John Walko, Contributor

January 25, 2007

3 Min Read

LONDON — It has taken 23 years, but global mobile handset shipments reached 1 billion units during 2006, according to two market research groups, Strategy Analytics and IDC.

Strategy Analytics (Milton Keynes, England) said Thursday (Jan. 25) a record 300 million mobile phones were shipped in the fourth quarter, a healthy 22 percent up on a year earlier. Nokia passed 100 million units for the first time in this quarter, and maintained its lead with a 35.2 percent share for the final quarter, and 34.1 percent for 2006 sales overall.

According to Neil Mawston, associate director of the Global Wireless Practice at Strategy Analytics, the industry is expected to ship 1.1 billion units in 2007, a year on year growth of 12 percent. It put growth during 2006 at 24.7 percent.

Mawston said emerging markets, mostly Asia Pacific and Africa, will continue to be the main engines of global volume, but not profit, growth. Developed markets, such as Western Europe, would remain relatively sluggish.

Highlights for the quarter were Motorola gaining 4 points of market share, but saw tumbling Average Selling Prices and profits (see Motorola cuts 3,500 jobs, posts results story earlier this week.

Strategy Analytics also says Samsung's share was marginally down, as was LG. "The star performer overall was Sony Ericsson. A combination of attractive models and cool sub-brands drove shipments to an all-time high. In terms of revenues, Sony Ericsson has become the world's third largest vendor, overtaking Samsung for the first time", said Mawston.

He estimates Sony Ericsson had sales of $4.9 billion with Samsung put at $4.6 billion for the year.

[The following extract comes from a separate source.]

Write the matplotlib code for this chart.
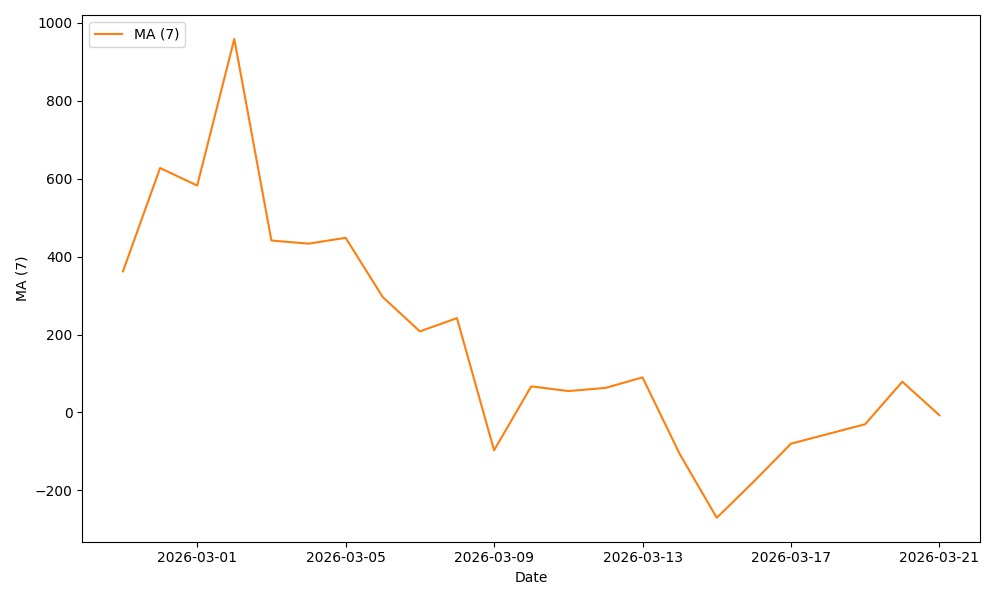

By market share for the quarter, Motorola rose to 21.9 percent from 20.8 percent in the previous three months, Samsung fell to 10.7 percent from 11.9 percent, Sony Ericsson rose to 8.7 percent from 7.7 percent and LG fell to 5.7 percent from 6.4 percent.

However, the market research group cautioned that even though Nokia performed greatly in 2006, shipping 348 million units during the year, its operating margin remained flat, at just 15 percent, with an ongoing shift in product-mix toward the low-end limiting profit upside.

Similarly at Motorola, while shipments grew by 47 percent during the fourth quarter, and sales in emerging markets continued to gather pace, "this volume has been gained at the expense of value. Motorola has been slashing prices to raise unit share, causing its operating margin to plunge to just 4 percent during the quarter," said Mawston.

Samsung's annual growth rate is put at 18 percent, lagging all its big competitors, and was completely overshadowed by Sony Ericsson's best performance of 61 percent growth. The Korean supplier is said to be losing out to Nokia in smartphones, while Motorola and Sony Ericsson have gained serious momentum in feature phones.

Strong demand for the Walkman and CyberShot ranges is driving Sony Ericsson's expansion, said Mawston.

Figures from IDC (Framingham, Mass.) closely mirror the findings from Strategy Analytics. IDC picked out GPS enabled phones as the market segment to watch this year, and suggested that mobile TV will finally make an entrance in selected markets.